Despite lost revenues, Saudi Arabia has not expressed any intention of reducing its military budget, estimated to be around $81billion — more than 10 percent of Saudi Arabia’s GDP. In 2015, the kingdom increased its military purchases and weapon imports by more than 50 percent.

Officially Iran’s military spending is much smaller than its regional rival, but it is estimated that the country will soon lose about 65 percent of its oil revenues. Iranians, tired of sanctions, inflation and unemployment, anxiously expect and hope for the post-sanction era to be a time of growth and prosperity. They are in no mood for endless wars in Syria and Iraq to swallow their country’s limited resources.

Both countries have reached a point where continuing their proxy wars might have more domestic costs than regional gains. Despite their extensive propaganda, both governments are busy preparing for the economic downturn expected to follow falling oil prices. With both governments having to deal with increasing deficits, they are unlikely to want to enter into a new military conflict.

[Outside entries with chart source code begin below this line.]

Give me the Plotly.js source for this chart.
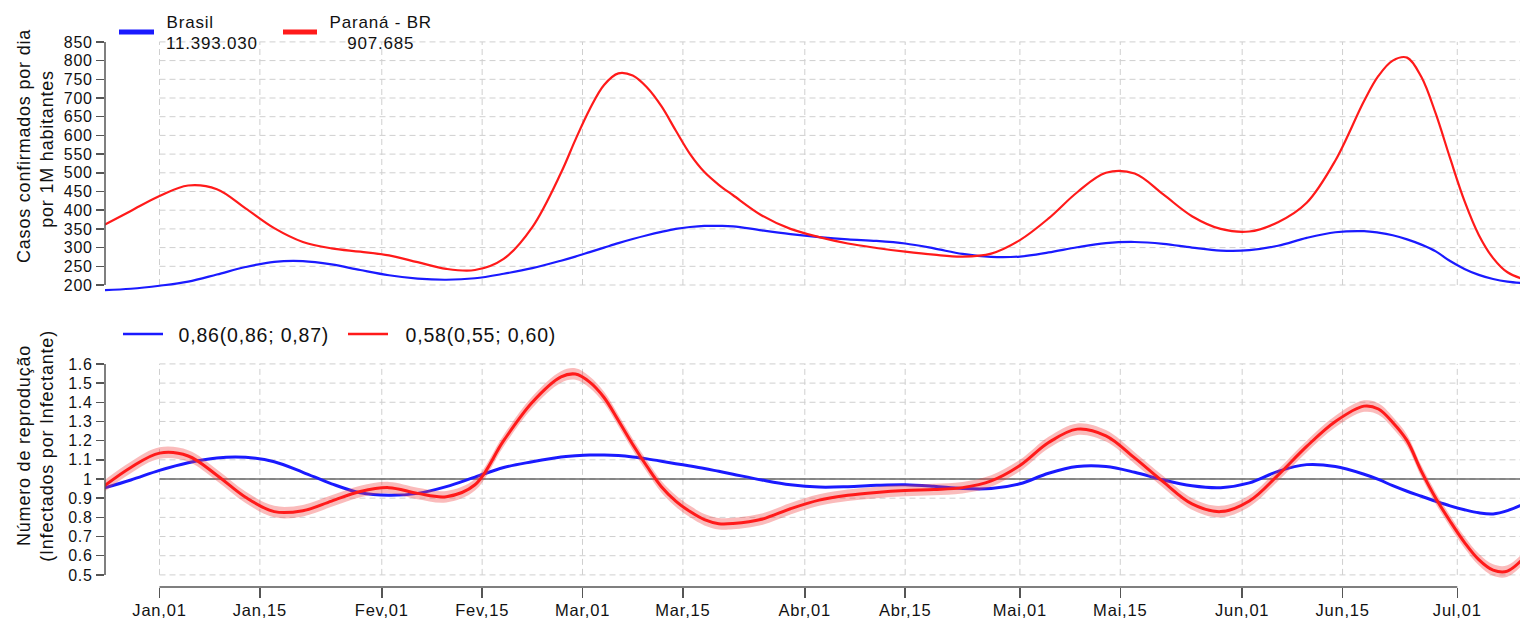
<!DOCTYPE html>
<html>
<head>
<meta charset="utf-8">
<script src="https://cdn.plot.ly/plotly-3.0.1.min.js"></script>
<style>
html,body{margin:0;padding:0;background:#fff;}
#chart{width:1520px;height:621px;}
.main-svg text{letter-spacing:0.8px;}
</style>
</head>
<body>
<div id="chart"></div>
<script>
// ---------------- DATA ----------------
const dates = ['2020-12-24','2020-12-28','2021-01-01','2021-01-05','2021-01-09','2021-01-13','2021-01-17','2021-01-21','2021-01-25','2021-01-29',
  '2021-02-02','2021-02-06','2021-02-10','2021-02-14','2021-02-18','2021-02-22','2021-02-26',
  '2021-02-28','2021-03-02','2021-03-04','2021-03-06','2021-03-08','2021-03-10','2021-03-12','2021-03-14','2021-03-16','2021-03-18','2021-03-20',
  '2021-03-22','2021-03-26','2021-03-30','2021-04-03','2021-04-07','2021-04-11','2021-04-15','2021-04-19','2021-04-23','2021-04-27',
  '2021-05-01','2021-05-05','2021-05-09','2021-05-13','2021-05-17','2021-05-21','2021-05-25','2021-05-29','2021-06-02','2021-06-06',
  '2021-06-10','2021-06-14','2021-06-18',
  '2021-06-20','2021-06-22','2021-06-24','2021-06-26','2021-06-28','2021-06-30','2021-07-02','2021-07-04','2021-07-06','2021-07-08',
  '2021-07-12'];

// Casos confirmados por dia por 1M habitantes
const casosBrasil = [186,190,198,209,228,248,262,264,255,240,226,217,214,218,230,245,265,
  276,288,300,312,323,333,342,350,355,358,358,
  357,346,336,328,322,318,311,298,283,275,276,287,301,312,315,310,300,292,293,305,326,341,344,
  340,333,322,308,290,264,243,227,216,209,
  202];
const casosParana = [358,398,438,466,456,405,352,315,298,289,279,261,243,240,270,355,500,
  588,670,735,766,760,728,678,613,550,502,468,
  440,386,350,328,311,299,289,281,276,284,320,378,448,500,498,442,384,350,343,368,420,533,692,
  759,800,808,756,658,539,425,334,272,234,
  205];

// Número de reprodução
const rtBrasil = [0.950,0.995,1.045,1.085,1.110,1.113,1.090,1.035,0.975,0.928,0.915,0.925,0.960,1.010,1.060,1.090,1.115,
  1.121,1.125,1.125,1.122,1.115,1.105,1.093,1.080,1.068,1.055,1.040,
  1.025,0.995,0.970,0.958,0.960,0.967,0.970,0.962,0.950,0.950,0.975,1.030,1.065,1.065,1.035,0.995,0.965,0.955,0.980,1.040,1.075,1.065,1.025,
  0.998,0.965,0.936,0.910,0.884,0.860,0.840,0.824,0.818,0.835,
  0.900];
const rtParana = [0.955,1.060,1.135,1.120,1.020,0.905,0.830,0.835,0.885,0.935,0.955,0.925,0.908,0.970,1.200,1.400,1.532,
  1.547,1.505,1.425,1.305,1.180,1.065,0.960,0.885,0.830,0.788,0.767,
  0.768,0.790,0.845,0.890,0.915,0.930,0.940,0.945,0.955,0.990,1.070,1.190,1.260,1.225,1.110,0.985,0.870,0.830,0.885,1.020,1.170,1.300,1.380,
  1.365,1.295,1.200,1.040,0.900,0.780,0.670,0.580,0.525,0.520,
  0.660];
const rtParanaUpper = [0.985,1.090,1.165,1.150,1.050,0.935,0.860,0.865,0.915,0.965,0.985,0.955,0.938,1.000,1.230,1.430,1.562,
  1.577,1.535,1.455,1.335,1.210,1.095,0.990,0.915,0.860,0.818,0.797,
  0.798,0.820,0.875,0.920,0.945,0.960,0.970,0.975,0.985,1.020,1.100,1.220,1.290,1.255,1.140,1.015,0.900,0.860,0.915,1.050,1.200,1.330,1.410,
  1.395,1.325,1.230,1.070,0.930,0.810,0.700,0.610,0.555,0.550,
  0.690];
const rtParanaLower = [0.925,1.030,1.105,1.090,0.990,0.875,0.800,0.805,0.855,0.905,0.925,0.895,0.878,0.940,1.170,1.370,1.502,
  1.517,1.475,1.395,1.275,1.150,1.035,0.930,0.855,0.800,0.758,0.737,
  0.738,0.760,0.815,0.860,0.885,0.900,0.910,0.915,0.925,0.960,1.040,1.160,1.230,1.195,1.080,0.955,0.840,0.800,0.855,0.990,1.140,1.270,1.350,
  1.335,1.265,1.170,1.010,0.870,0.750,0.640,0.550,0.495,0.490,
  0.630];

const seriesNames = ['Brasil','Paraná - BR'];
const totalCases = ['11.393.030','907.685'];
const rtLegend = ['0,86(0,86; 0,87)','0,58(0,55; 0,60)'];

const tickDates = ['2021-01-01','2021-01-15','2021-02-01','2021-02-15','2021-03-01','2021-03-15','2021-04-01','2021-04-15','2021-05-01','2021-05-15','2021-06-01','2021-06-15','2021-07-01'];
const tickText = ['Jan,01','Jan,15','Fev,01','Fev,15','Mar,01','Mar,15','Abr,01','Abr,15','Mai,01','Mai,15','Jun,01','Jun,15','Jul,01'];
const casosTicks = [200,250,300,350,400,450,500,550,600,650,700,750,800,850];
const rtTicks = [0.5,0.6,0.7,0.8,0.9,1,1.1,1.2,1.3,1.4,1.5,1.6];
const rtTickText = ['0.5','0.6','0.7','0.8','0.9','1','1.1','1.2','1.3','1.4','1.5','1.6'];

// ---------------- LAYOUT GEOMETRY ----------------
const W = 1520, H = 621;
const py = p => 1 - p / H;   // pixel row -> paper y
const px = p => p / W;       // pixel col -> paper x
const DAY = 86400000;
const jan1 = Date.UTC(2021,0,1);
const x0px = 159.5, pxPerDay = 7.17, leftPx = 105;
const xRange = [jan1 + (leftPx - x0px)/pxPerDay*DAY, jan1 + (W - x0px)/pxPerDay*DAY];

const topVal = p => 200 + (285 - p) / 0.374;
const topDom = [py(296), py(36)];
const topRange = [topVal(296), topVal(36)];
const botVal = p => 1 + (479 - p) / 191.8;
const botDom = [py(587), py(355)];
const botRange = [botVal(587), botVal(355)];

const BLUE = '#1a1aff', RED = '#ff1a1a';
const FONT = 'Liberation Sans, Arial, sans-serif';
const TXT = '#111';
const AXC = '#555';
const GRID = '#cfcfcf';
const SM = 1;

const traces = [
  {x: dates, y: casosBrasil, xaxis:'x', yaxis:'y', mode:'lines', line:{color:BLUE, width:2.2, shape:'spline', smoothing:SM}},
  {x: dates, y: casosParana, xaxis:'x', yaxis:'y', mode:'lines', line:{color:RED, width:2.2, shape:'spline', smoothing:SM}},
  {x: dates, y: rtBrasil, xaxis:'x', yaxis:'y2', mode:'lines', line:{color:BLUE, width:3, shape:'spline', smoothing:SM}},
  {x: dates, y: rtParanaLower, xaxis:'x', yaxis:'y2', mode:'lines', line:{width:0, shape:'spline', smoothing:SM}},
  {x: dates, y: rtParanaUpper, xaxis:'x', yaxis:'y2', mode:'lines', fill:'tonexty', fillcolor:'rgba(240,60,60,0.35)', line:{width:0, shape:'spline', smoothing:SM}},
  {x: dates, y: rtParana, xaxis:'x', yaxis:'y2', mode:'lines', line:{color:RED, width:3, shape:'spline', smoothing:SM}}
];

const shapes = [];
const dash = '6px,4px';
tickDates.forEach(d => {
  shapes.push({type:'line', layer:'below', xref:'x', yref:'y', x0:d, x1:d, y0:casosTicks[0], y1:casosTicks[casosTicks.length-1], line:{color:GRID, width:1, dash:dash}});
  shapes.push({type:'line', layer:'below', xref:'x', yref:'y2', x0:d, x1:d, y0:rtTicks[0], y1:rtTicks[rtTicks.length-1], line:{color:GRID, width:1, dash:dash}});
});
casosTicks.forEach(v => shapes.push({type:'line', layer:'below', xref:'x', yref:'y', x0:tickDates[0], x1:xRange[1], y0:v, y1:v, line:{color:GRID, width:1, dash:dash}}));
rtTicks.forEach(v => shapes.push({type:'line', layer:'below', xref:'x', yref:'y2', x0:tickDates[0], x1:xRange[1], y0:v, y1:v, line:{color:GRID, width:1, dash:dash}}));
shapes.push({type:'line', layer:'below', xref:'x', yref:'y2', x0:tickDates[0], x1:xRange[1], y0:1, y1:1, line:{color:'#222', width:1.2}});
shapes.push({type:'line', xref:'paper', yref:'y', x0:px(leftPx), x1:px(leftPx), y0:casosTicks[0], y1:casosTicks[casosTicks.length-1], line:{color:AXC, width:1.5}});
shapes.push({type:'line', xref:'paper', yref:'y2', x0:px(leftPx), x1:px(leftPx), y0:rtTicks[0], y1:rtTicks[rtTicks.length-1], line:{color:AXC, width:1.5}});
shapes.push({type:'line', xref:'x', yref:'paper', x0:tickDates[0], x1:tickDates[tickDates.length-1], y0:botDom[0], y1:botDom[0], line:{color:AXC, width:1.5}});
// legend keys
shapes.push({type:'line', xref:'paper', yref:'paper', x0:px(119), x1:px(154), y0:py(32), y1:py(32), line:{color:BLUE, width:5}});
shapes.push({type:'line', xref:'paper', yref:'paper', x0:px(283), x1:px(317), y0:py(32), y1:py(32), line:{color:RED, width:5}});
shapes.push({type:'line', xref:'paper', yref:'paper', x0:px(123), x1:px(163), y0:py(334), y1:py(334), line:{color:BLUE, width:2.5}});
shapes.push({type:'line', xref:'paper', yref:'paper', x0:px(348), x1:px(388), y0:py(334), y1:py(334), line:{color:RED, width:2.5}});

const ann = (text, x, y, opts) => Object.assign({text, xref:'paper', yref:'paper', x:px(x), y:py(y), showarrow:false, xanchor:'left', yanchor:'middle', font:{family:FONT, size:17, color:TXT}}, opts||{});
const tFont = {family:FONT, size:18, color:TXT};
const lFont = {family:FONT, size:19.5, color:TXT};
const annotations = [
  ann('Casos confirmados por dia', 24, 146, {textangle:-90, xanchor:'center', font:tFont}),
  ann('por 1M habitantes', 47, 149, {textangle:-90, xanchor:'center', font:tFont}),
  ann('Número de reprodução', 24, 446, {textangle:-90, xanchor:'center', font:tFont}),
  ann('(Infectados por Infectante)', 47, 446, {textangle:-90, xanchor:'center', font:tFont}),
  ann(seriesNames[0], 167, 22),
  ann(totalCases[0], 168, 44),
  ann(seriesNames[1], 381, 22, {xanchor:'center'}),
  ann(totalCases[1], 381, 44, {xanchor:'center'}),
  ann(rtLegend[0], 183, 335, {font:lFont}),
  ann(rtLegend[1], 410, 335, {font:lFont})
];

const layout = {
  width: W, height: H,
  margin: {l:0, r:0, t:0, b:0, pad:0},
  paper_bgcolor:'#fff', plot_bgcolor:'rgba(0,0,0,0)',
  showlegend:false,
  font:{family:FONT, color:TXT, size:16},
  xaxis: {type:'date', domain:[px(leftPx),1], range:xRange, anchor:'y2', showgrid:false, zeroline:false, showline:false,
    tickmode:'array', tickvals:tickDates, ticktext:tickText, ticks:'outside', ticklen:10, tickwidth:1.5, tickcolor:AXC,
    ticklabelstandoff:-2, tickfont:{family:FONT, size:16.5, color:TXT}},
  yaxis: {domain:topDom, range:topRange, anchor:'x', showgrid:false, zeroline:false, showline:false,
    tickmode:'array', tickvals:casosTicks, ticks:'outside', ticklen:8, tickwidth:1.5, tickcolor:AXC,
    tickfont:{family:FONT, size:16, color:TXT}},
  yaxis2: {domain:botDom, range:botRange, anchor:'x', showgrid:false, zeroline:false, showline:false,
    tickmode:'array', tickvals:rtTicks, ticktext:rtTickText, ticks:'outside', ticklen:8, tickwidth:1.5, tickcolor:AXC,
    tickfont:{family:FONT, size:16, color:TXT}},
  shapes, annotations
};

Plotly.newPlot('chart', traces, layout, {staticPlot:true, displayModeBar:false});
</script>
</body>
</html>
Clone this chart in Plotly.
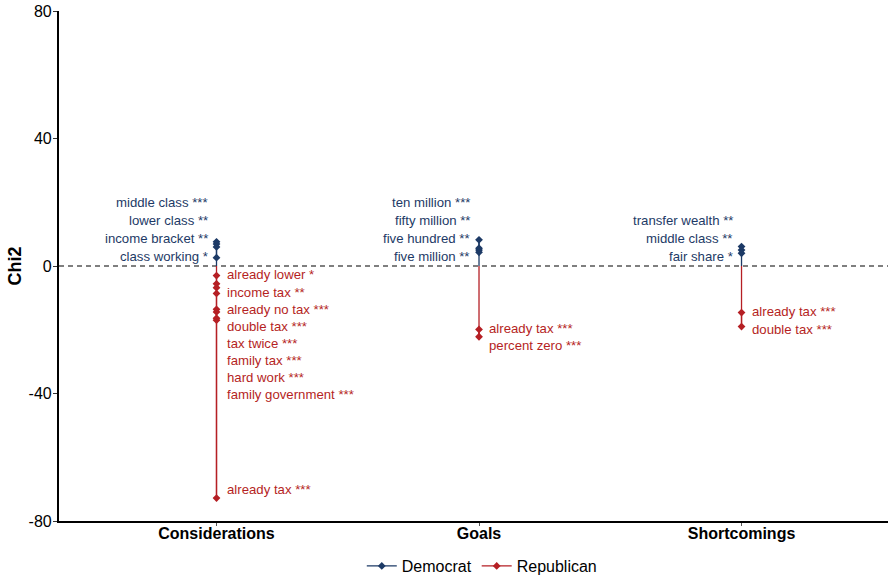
import plotly.graph_objects as go

# Chi-square keyness of terms by party, per argument category
categories = ["Considerations", "Goals", "Shortcomings"]

dem_terms = [
    ["middle class ***", "lower class **", "income bracket **", "class working *"],
    ["ten million ***", "fifty million **", "five hundred **", "five million **"],
    ["transfer wealth **", "middle class **", "fair share *"],
]
dem_chi2 = [
    [7.6, 6.9, 6.0, 2.6],
    [8.2, 5.6, 5.0, 4.3],
    [6.1, 5.0, 4.0],
]

rep_terms = [
    ["already lower *", "income tax **", "already no tax ***", "double tax ***",
     "tax twice ***", "family tax ***", "hard work ***", "family government ***",
     "already tax ***"],
    ["already tax ***", "percent zero ***"],
    ["already tax ***", "double tax ***"],
]
rep_chi2 = [
    [-3.0, -5.6, -6.8, -8.6, -13.6, -14.4, -16.4, -17.0, -72.8],
    [-19.9, -22.2],
    [-14.6, -19.0],
]

y_ticks = [-80, -40, 0, 40, 80]

DEM = "#1d3a66"
REP = "#b51f24"
FONT = "Liberation Sans, Arial, sans-serif"

fig = go.Figure()

def add_party(name, color, values):
    first = True
    for i, vals in enumerate(values):
        xpos = i + 1
        extreme = max(vals) if vals[0] > 0 else min(vals)
        # stem from zero to the most extreme term
        fig.add_trace(go.Scatter(
            x=[xpos, xpos], y=[0, extreme], mode="lines",
            line=dict(color=color, width=1.3),
            showlegend=False, hoverinfo="skip"))
        fig.add_trace(go.Scatter(
            x=[xpos] * len(vals), y=vals, mode="lines+markers",
            line=dict(color=color, width=1.3),
            marker=dict(symbol="diamond", size=6, color=color),
            name=name, legendgroup=name, showlegend=first))
        first = False

add_party("Democrat", DEM, dem_chi2)
add_party("Republican", REP, rep_chi2)

annotations = []
LABEL_SIZE = 13.2

# Democrat labels stacked upward from a common floor, left of the stem
dem_floor, dem_gap = 3.1, 5.6
for i, (terms, vals) in enumerate(zip(dem_terms, dem_chi2)):
    order = sorted(range(len(vals)), key=lambda k: vals[k])
    for slot, k in enumerate(order):
        annotations.append(dict(
            x=i + 1, y=dem_floor + slot * dem_gap, xref="x", yref="y",
            text=terms[k], showarrow=False, xanchor="right", yanchor="middle",
            xshift=-7, font=dict(family=FONT, size=LABEL_SIZE, color=DEM)))

# Republican labels pushed downward so they do not overlap, right of the stem
rep_gap = 5.38
for i, (terms, vals) in enumerate(zip(rep_terms, rep_chi2)):
    prev = None
    for term, v in zip(terms, vals):
        ly = v + 0.2 if prev is None else min(v, prev - rep_gap)
        shift = 9 if (prev is not None and prev - v > 20) else 0
        prev = ly
        annotations.append(dict(
            x=i + 1, y=ly, xref="x", yref="y",
            text=term, showarrow=False, xanchor="left", yanchor="middle",
            xshift=8, yshift=shift,
            font=dict(family=FONT, size=LABEL_SIZE, color=REP)))

fig.update_layout(
    width=888, height=580,
    margin=dict(l=59, r=0, t=11, b=59),
    plot_bgcolor="white", paper_bgcolor="white",
    font=dict(family=FONT, color="black"),
    annotations=annotations,
    shapes=[dict(type="line", xref="paper", yref="y", x0=0, x1=1, y0=0, y1=0,
                 line=dict(color="black", width=1.1, dash="5px,4px"), layer="below")],
    legend=dict(orientation="h", x=0.51, xanchor="center",
                yref="container", y=14 / 580, yanchor="middle",
                font=dict(family=FONT, size=16, color="black"),
                itemwidth=30, tracegroupgap=0),
    xaxis=dict(
        range=[0.4, 3.558], tickvals=[1, 2, 3],
        ticktext=["<b>%s</b>" % c for c in categories],
        tickfont=dict(family=FONT, size=16, color="black"),
        ticklabelstandoff=-6,
        showline=True, linecolor="black", linewidth=2.2,
        ticks="outside", ticklen=3, tickcolor="#555", tickwidth=1,
        showgrid=False, zeroline=False, fixedrange=True),
    yaxis=dict(
        range=[-80, 80], tickvals=y_ticks, ticktext=[str(t) for t in y_ticks],
        tickfont=dict(family=FONT, size=16, color="black"),
        ticklabelstandoff=-2,
        title=dict(text="<b>Chi2</b>", font=dict(family=FONT, size=18, color="black"),
                   standoff=2),
        showline=True, linecolor="black", linewidth=2.2,
        ticks="outside", ticklen=4, tickcolor="#333", tickwidth=1,
        showgrid=False, zeroline=False),
)

fig.write_html("out.html")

From this perspective, it could be said that Saudi Arabia and Iran are entering a new phase in their rivalry. Fully aware that they do not have the resources to continue proxy wars, they may reach a point where they are ready to sit down and negotiate how to define new borders for their influence. When it executed the Shia cleric Nimr Al-Nimr, the Saudi Arabian government damaged its prospects, economically as well as politically. Equally, when the Iranian government allowed thugs to ransack the Saudi embassy in Tehran, it severely curtailed progress in the same arenas. In recent days, both have used their full diplomatic arsenal to ensure they have the upper hand in the region. But, as some have said across social networks: “Saudi Arabia and Iran are two drunks yelling at each other in a bar, not ready to take their fight outside”. If they do, they will have a very pricey tab to pay.